Originally posted on Football Nation  |  Last updated 9/10/12

The old news is that a three member arbitrator panel overturned the discipline of NFL Commissioner Roger Goodell of four players allegedly involved in a bounty scandal while affiliated with the New Orleans Saints in 2009. 

Jonathan Vilma was seen on Twitter doing his best Stewart Gilligan Griffin impression after the arbitrator panel issued its decision.  This story still has legs, starting with the implications of the decision. 

As you may recall from my last column, I mentioned that Judge Helen Berigan was waiting to make her ruling on the injunction filed by Jonathan Vilma against the NFL for the year-long suspension issued by Commissioner Roger Goodell from what many are calling “Bountygate” (as an aside, I am hoping that someday, sometime soon, people will stop adding a –gate to every scandal, unless it involved a break-in at a famous Washington, D.C. hotel.  But I digress).  

Judge Berigan’s pending decision is one of a few undetermined outcomes involving this matter.  That being said, there are a couple of points to take from the arbitration panel’s (unanimous) decision that NFL Commissioner Roger Goodell exceeded his jurisdiction in issuing suspensions of players ranging from a few games to one full season for their alleged participation in a pay-for-play scheme in which rewards were allegedly issued for big hits or injuries to opposing players. 

The arbitration panel, which consisted of three individuals, ruled that Commissioner Goodell exceeded his authority when disciplining the players.  Specifically, the panel concluded that Goodell could rule on issues that are under the auspices of “conduct detrimental to the game,” but that this was an issue outside of that category.  The decision allows the four players to return to team rosters and more importantly, allows those who are on NFL rosters to receive their entire 2012 season salary.  After digesting the panel’s decision, I share some quick thoughts on what came to pass and what could still come to pass.

First, and foremost, is that the NFL may look to, pardon the phrase, “check itself” when it is looking to issue discipline.  Discipline meted out pursuant to the NFL’s Personal Conduct Policy is one thing, because the players did agree to these terms.  However, issues like the alleged pay-for-play system do not give Goodell and the League jurisdiction to issue discipline. 

This was, accordingly to the appeals panel, a salary cap-related case, well outside the jurisdiction of the Commissioner.  Goodell and his team of attorneys could simply take a step back and revise its discipline to cover that which is in his jurisdiction.  While the discipline was vacated, the matter itself was “remanded,” or sent back to Goodell, for “expeditious redetermination.”  Indeed, the NFL has said that:

“Nothing in today’s decision contradicts any of the facts found in the investigation into this matter, or absolves any player of responsibility for conduct detrimental.
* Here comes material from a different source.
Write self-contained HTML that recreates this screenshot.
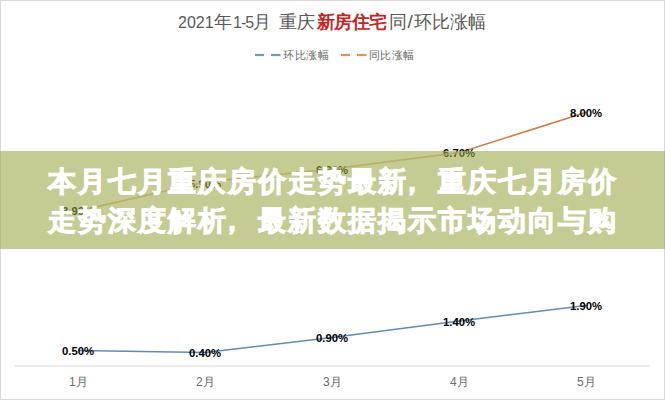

Nor does the decision in any way suggest what discipline would be appropriate for conduct that lies within the authority of the Commissioner.  Per the panel’s direction, the Commissioner will promptly reconsider the matter and make a determination of the appropriate discipline consistent with the standards set forth in today’s decision.  All clubs will be advised when that decision is made.”

This language, pulled from an internal NFL memorandum sent to teams, indicates that subsequent discipline of the four players may still be coming.  If Commissioner Goodell decides to sit down and consider issuing a penalty which can be completely construed as coming directly from the collective bargaining agreement, the process by which the players are allowed to appeal such a decision might be tweaked to allow for more discovery or disclosure of evidence from and to each side.  This was a point seemingly made by Judge Berigan during the injunction hearing late last month.

Second, Judge Berigan has still not ruled on the injunction.  She may still decide to issue a ruling, or she may now wait for Commissioner Goodell to re-issue the discipline.  The players do not seem to have another avenue of appeal at their disposal if Goodell issues a new disciplinary action, thus Judge Berigan could still be sought to rule on the issues brought before her. 

When we last heard/read Judge Berigan, she seemed decidedly in favor of Vilma and the players in arguing that the system by which the NFL issued its discipline was decidedly one-sided and lacked due process.  Accordingly, Judge Berigan could issue a decision in favor of Vilma, which could result in further litigation of this issue, and further drag the actions of Commissioner Goodell in the public eye.  Further, if there are players who were asked to provide information under cover of protection, that protection might disappear if litigation were to ensue.

Third, the parties might just want to settle the matter financially.  Considering the possibilities just discussed above, it might behoove the NFL to urge this type of resolution.  Judge Berigan was requesting that the parties go this route at the injunction hearing.

Finally, the decision of the appeals panel may undercut Commissioner Goodell’s authority in the long term.  The NFL Players Association of the present regretted at least in some part that the NFLPA of the past gave the Commissioner such power in the issuance of discipline, and had been looking for a successful way to challenge it.  This gives at least some glimmer of hope to future appeals.

For now, we wait to see if Commissioner Goodell re-issues discipline to the four players and whether Judge Berigan will issue a decision before that time.